News | Magnetic Resonance Imaging (MRI) | January 18, 2022

Lower magnetic field and larger opening allows patients with implanted devices, claustrophobia or obesity to receive MRI

Orlando Simonetti (right) works with MRI technologist Heather Hermiller to operate a new FDA-approved MRI machine that he helped develop. The machine has a lower magnetic field and larger patient opening, expanding access to patients who were previously unable to undergo MRI.
Orlando Simonetti (right) works with MRI technologist Heather Hermiller to operate a new FDA-approved MRI machine that he helped develop. The machine has a lower magnetic field and larger patient opening, expanding access to patients who were previously unable to undergo MRI.

January 18, 2022 — Magnetic resonance imaging (MRI) is a powerful medical tool that provides detailed images of everything from bones and joints to the brain and spinal cord, but millions of patients can’t benefit from the improved care it provides. Implanted devices like defibrillators and pacemakers interfere with the MRI’s magnetic signal, while obese and claustrophobic patients are often unable to get into the small opening on a traditional MRI machine. Now, The Ohio State University Wexner Medical Center is the first in the nation to install a reimagined MRI machine built by Siemens in collaboration with Ohio State researchers that was recently approved for use in patients by the FDA. It has a much lower magnetic field and a larger patient opening, removing barriers to this potentially life-saving technology.

“My colleagues and I developed new techniques to boost the signal-to-noise ratio in MRI machines, which made us think that we could use this technology to create a machine with a lower magnetic field strength and still get high quality images out,” said Orlando Simonetti, professor of internal medicine and radiology at The Ohio State University College of Medicine

In some instances, the low-power machine actually provides better imaging than a traditional MRI, especially of the heart and lungs. It’s an important advancement for patients with conditions like heart failure, cystic fibrosis, pulmonary hypertension and even COVID-19, who must otherwise undergo imaging that uses harmful radiation such as X-rays or CT scans.

“Because of the air in the lungs, it cancels out the signal at higher field strength. But at lower field strength, there’s potential that we can see lung tissue more clearly with MRI,” Simonetti said. 
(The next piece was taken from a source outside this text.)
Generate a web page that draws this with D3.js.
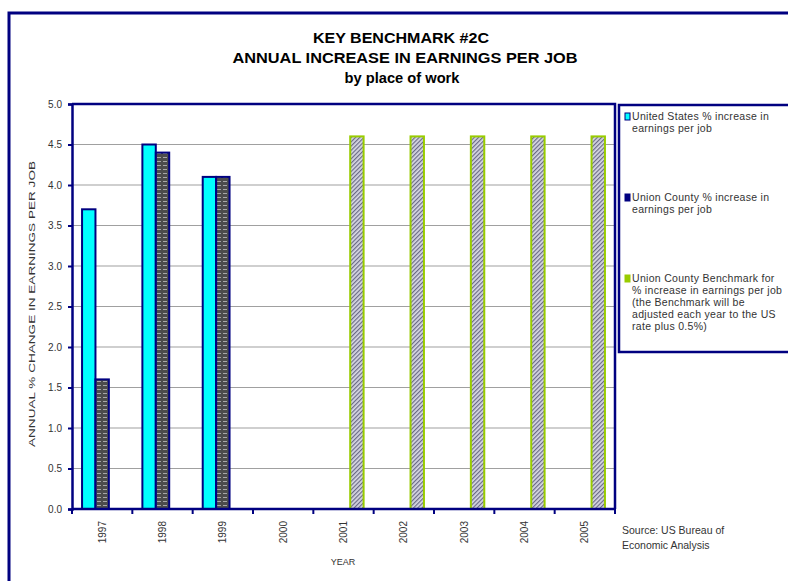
<!DOCTYPE html>
<html>
<head>
<meta charset="utf-8">
<script src="https://cdn.jsdelivr.net/npm/d3@7"></script>
<style>
  body { margin: 0; background: #fff; }
  text { font-family: "Liberation Sans", Arial, sans-serif; }
</style>
</head>
<body>
<div id="container"></div>
<script>
// values
const years = ["1997", "1998", "1999", "2000", "2001", "2002", "2003", "2004", "2005"];
const usIncrease = [3.7, 4.5, 4.1, null, null, null, null, null, null];
const unionIncrease = [1.6, 4.4, 4.1, null, null, null, null, null, null];
const unionBenchmark = [null, null, null, null, 4.6, 4.6, 4.6, 4.6, 4.6];
const yTicks = [0, 0.5, 1, 1.5, 2, 2.5, 3, 3.5, 4, 4.5, 5];

const titleLines = ["KEY BENCHMARK #2C", "ANNUAL INCREASE IN EARNINGS PER JOB", "by place of work"];
const legendItems = [
    {lines: ["United States % increase in", "earnings per job"], key: "us"},
    {lines: ["Union County % increase in", "earnings per job"], key: "union"},
    {lines: ["Union County Benchmark for", "% increase in earnings per job", "(the Benchmark will be",
             "adjusted each year to the US", "rate plus 0.5%)"], key: "bench"}
];
const sourceLines = ["Source: US Bureau of", "Economic Analysis"];

const W = 788, H = 581;
const navy = "#000080";
const plot = {left: 72, top: 104, right: 615, bottom: 509};

const svg = d3.select("div#container")
    .append("svg")
    .attr("width", W)
    .attr("height", H);

// patterns for the two hatched series
const defs = svg.append("defs");
const pBrick = defs.append("pattern")
    .attr("id", "brick")
    .attr("patternUnits", "userSpaceOnUse")
    .attr("width", 6).attr("height", 4);
pBrick.append("rect").attr("width", 6).attr("height", 4).attr("fill", "#4c4c4c");
pBrick.append("rect").attr("x", 1).attr("y", 1).attr("width", 4).attr("height", 1).attr("fill", "#a8a8a8");

const pHatch = defs.append("pattern")
    .attr("id", "hatch")
    .attr("patternUnits", "userSpaceOnUse")
    .attr("width", 3).attr("height", 3)
    .attr("patternTransform", "rotate(45)");
pHatch.append("rect").attr("width", 3).attr("height", 3).attr("fill", "#d8d8e4");
pHatch.append("rect").attr("width", 1.2).attr("height", 3).attr("fill", "#6a6a86");

// outer frame
svg.append("rect")
    .attr("x", 9).attr("y", 13)
    .attr("width", W + 10).attr("height", H + 10)
    .attr("fill", "none")
    .attr("stroke", navy)
    .attr("stroke-width", 3);

// title
svg.append("g")
    .selectAll("text")
    .data(titleLines)
    .enter()
    .append("text")
    .attr("x", (d, i) => [401, 405, 402][i])
    .attr("y", (d, i) => 43 + i * 20)
    .attr("text-anchor", "middle")
    .attr("font-family", "'Liberation Sans Narrow', 'Arial Narrow', 'Liberation Sans', sans-serif")
    .attr("font-size", 14.5)
    .attr("font-weight", "bold")
    .attr("textLength", (d, i) => [176, 345, 115][i])
    .attr("lengthAdjust", "spacingAndGlyphs")
    .text(d => d);

const x = d3.scaleBand()
    .domain(years)
    .range([plot.left, plot.right]);

const y = d3.scaleLinear()
    .domain([0, 5])
    .range([plot.bottom, plot.top]);

// gridlines
svg.append("g")
    .selectAll("line")
    .data(yTicks.slice(1, -1))
    .enter()
    .append("line")
    .attr("x1", plot.left).attr("x2", plot.right)
    .attr("y1", d => y(d)).attr("y2", d => y(d))
    .attr("stroke", "#a0a0a0")
    .attr("stroke-width", 1.2);

// bars: excel style, gap width 150%
const barW = x.bandwidth() / 4.5;
const series = [
    {values: usIncrease, fill: "#00ffff", stroke: navy},
    {values: unionIncrease, fill: "url(#brick)", stroke: navy},
    {values: unionBenchmark, fill: "url(#hatch)", stroke: "#99cc00"}
];

series.forEach((s, si) => {
    svg.append("g")
        .selectAll("rect")
        .data(years.map((yr, i) => ({year: yr, v: s.values[i]})).filter(d => d.v != null))
        .enter()
        .append("rect")
        .attr("x", d => x(d.year) + barW * 0.75 + si * barW)
        .attr("y", d => y(d.v))
        .attr("width", barW)
        .attr("height", d => y(0) - y(d.v))
        .attr("fill", s.fill)
        .attr("stroke", s.stroke)
        .attr("stroke-width", 2);
});

// plot border (top, right)
svg.append("path")
    .attr("d", `M${plot.left},${plot.top}H${plot.right}V${plot.bottom}`)
    .attr("fill", "none")
    .attr("stroke", navy)
    .attr("stroke-width", 2.5);

// y axis
const yAxis = svg.append("g")
    .attr("transform", `translate(${plot.left},0)`)
    .call(d3.axisLeft(y).tickValues(yTicks).tickFormat(d3.format(".1f")).tickSize(4).tickPadding(6));
yAxis.select(".domain").attr("stroke", navy).attr("stroke-width", 2.5);
yAxis.selectAll(".tick line").attr("stroke", navy).attr("stroke-width", 2);
yAxis.selectAll(".tick text")
    .attr("font-size", 10)
    .attr("font-family", "Liberation Sans, Arial, sans-serif")
    .attr("fill", "#333");

// x axis: ticks at category boundaries
const xAxisG = svg.append("g")
    .attr("transform", `translate(0,${plot.bottom})`);
xAxisG.append("line")
    .attr("x1", plot.left).attr("x2", plot.right)
    .attr("stroke", navy).attr("stroke-width", 2.5);
xAxisG.selectAll("line.tick")
    .data(years.concat(["end"]))
    .enter()
    .append("line")
    .attr("class", "tick")
    .attr("x1", (d, i) => plot.left + i * x.step())
    .attr("x2", (d, i) => plot.left + i * x.step())
    .attr("y1", 0).attr("y2", 5)
    .attr("stroke", navy).attr("stroke-width", 2);
xAxisG.selectAll("text")
    .data(years)
    .enter()
    .append("text")
    .attr("transform", d => `translate(${x(d) + x.bandwidth() / 2 + 3.5},12) rotate(-90)`)
    .attr("text-anchor", "end")
    .attr("font-size", 10)
    .attr("fill", "#333")
    .text(d => d);

// axis titles
svg.append("text")
    .attr("x", 343).attr("y", 565)
    .attr("text-anchor", "middle")
    .attr("font-size", 9)
    .attr("fill", "#333")
    .text("YEAR");

svg.append("text")
    .attr("transform", `translate(35,304) rotate(-90)`)
    .attr("text-anchor", "middle")
    .attr("font-size", 9.5)
    .attr("fill", "#333")
    .attr("textLength", 286)
    .attr("lengthAdjust", "spacingAndGlyphs")
    .text("ANNUAL % CHANGE IN EARNINGS PER JOB");

// legend
const legend = svg.append("g");
legend.append("rect")
    .attr("x", 619).attr("y", 105)
    .attr("width", 190).attr("height", 247)
    .attr("fill", "#fff")
    .attr("stroke", navy)
    .attr("stroke-width", 2.5);

const legendFill = {us: "#00ffff", union: navy, bench: "#99cc00"};
const legendY = [120, 201, 282];
legendItems.forEach((item, i) => {
    const g = legend.append("g").attr("transform", `translate(625,${legendY[i]})`);
    g.append("rect")
        .attr("x", 0).attr("y", -7)
        .attr("width", 5).attr("height", 7)
        .attr("fill", legendFill[item.key])
        .attr("stroke", item.key == "bench" ? "#99cc00" : navy)
        .attr("stroke-width", 1);
    g.selectAll("text")
        .data(item.lines)
        .enter()
        .append("text")
        .attr("x", 7)
        .attr("y", (d, j) => j * 12)
        .attr("font-size", 10.5)
        .attr("letter-spacing", 0.3)
        .attr("fill", "#333")
        .text(d => d);
});

// source note
svg.append("g")
    .selectAll("text")
    .data(sourceLines)
    .enter()
    .append("text")
    .attr("x", 622)
    .attr("y", (d, i) => 534 + i * 15)
    .attr("font-size", 10.5)
    .attr("fill", "#333")
    .text(d => d);
</script>
</body>
</html>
Ohio State has partnered with Nationwide Children’s Hospital to study the use of this new MRI technology for kids with congenital heart disease, who must undergo repeated heart catheterizations throughout their lives. Until now, the procedure required X-ray imaging to guide small metal wires. But the new MRI machine does not interact with the wires, making the procedure safer and preventing these children from being exposed to radiation each time it’s performed.